Grief in the Body (on ICE)

I think it’s safe to say that most of us are experiencing an ache inside for change. We might not agree on what that change should be or what it looks like or how it needs to play out. But that ache is grief. We grieve that things aren’t different; that someone or some political structure has let us down or not bending to our will. And once that ache gets inside us, it asks for something.

Consider what’s happening inside your body during this ongoing ICE conflict in my home state of Minnesota, because I know what’s going on inside mine, and it’s not pretty.  

I cry randomly and often, and have stress-related intestinal issues; my hands shake sometimes; anxiety takes hold of my breathing and heart rate; I lash out at my significant other when he accidently locks himself out of the house while I’m busy doom scrolling and I have to get out of bed and let him in; I don’t sleep much.

My body wants to be numb, and so here’s what I’ve done recently to give it just that: isolated (and not just because it’s freaking cold outside, and there’s fourteen inches of snow on the ground); wined earlier than usual (no lectures, please); watched ridiculous rom-coms and Ted Lasso for the fiftieth time; played copious amounts of Sudoku; eaten more cereal for dinner than vegetables; and read fiction until my eyes bled (nonfiction being more real than I can do right now).

Have my choices been helpful?

Yes and no.

But does any of that sound familiar?

With all this grief stewing in my body, all the isolation I ache for, I reached out to a friend in Minnesota looking for confirmation that, yes, it’s okay to isolate and be invisible, and you know what she said?

“Stay connected. It helps.”

Ugh. Not what I wanted to hear.

But I knew she was right. 

So, to break with isolation, I’ve been connecting a bit more, creating a bit more, getting out of my cave (and my head) a bit more. And it’s awakened, even a little bit, the dopamine, serotonin, oxytocin, and endorphins I’ve needed.

What does the ache ask from you? Does it want Doritos? That’s okay. Eat them. A smoke? A high? I’d advise “in moderation,” but who am I to talk with a glass of chardonnay in my hand at 3 p.m. most days. Do you exercise to exhaustion? Go to bed early or wake up later? Shop? Or are you spurred to action?

No matter what path you’re choosing, please remember to be good to yourself. Read hopeful and helpful things, like this:

In writer Sarah LaPolla’s latest Substack, she ended with a quote that helped me breathe, if only for a little while. It’s from Native American, Minnesota author, Louise Erdrich: “Life will break you. Nobody can protect you from that, and living alone won’t either, for solitude will also break you with its yearning. You have to love. You have to feel. It is the reason you are here on earth. You are here to risk your heart. You are here to be swallowed up. And when it happens that you are broken, or betrayed, or left, or hurt, or death brushes near, let yourself sit by an apple tree and listen to the apples falling all around you in heaps, wasting their sweetness. Tell yourself you tasted as many as you could.”

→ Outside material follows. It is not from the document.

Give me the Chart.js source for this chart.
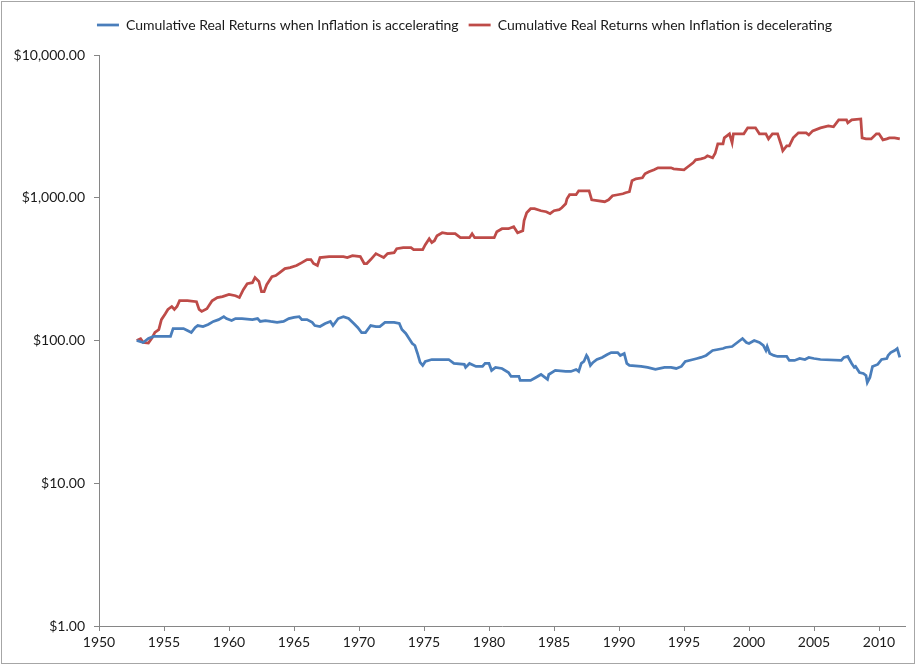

Most of all, stay well and stay safe, my friends.

2 thoughts on “Grief in the Body (on ICE)

  1. i stay positive for my granddaughters, who I babysit 4 days a week. We watch Daniel Tiger, If you give a mouse a cookie and read many books. I am aware of events but for my mental health and theirs cannot get involved in it fully. I guess it’s called escapism for me

  2. It’s so hard to think positively when it feels as if we have no power over *anything at all*. That’s where I’m stuck right now. I’m scrambling to try to find things that will make me feel that I have some authority, even if it’s only over myself. I think I need to do something constructive on a small scale – I know the living room needs painting, maybe I’ll start there.

    Thank you for your thoughts and for that wonderful quote! I hope you continue to do what you need to take care of Lynn.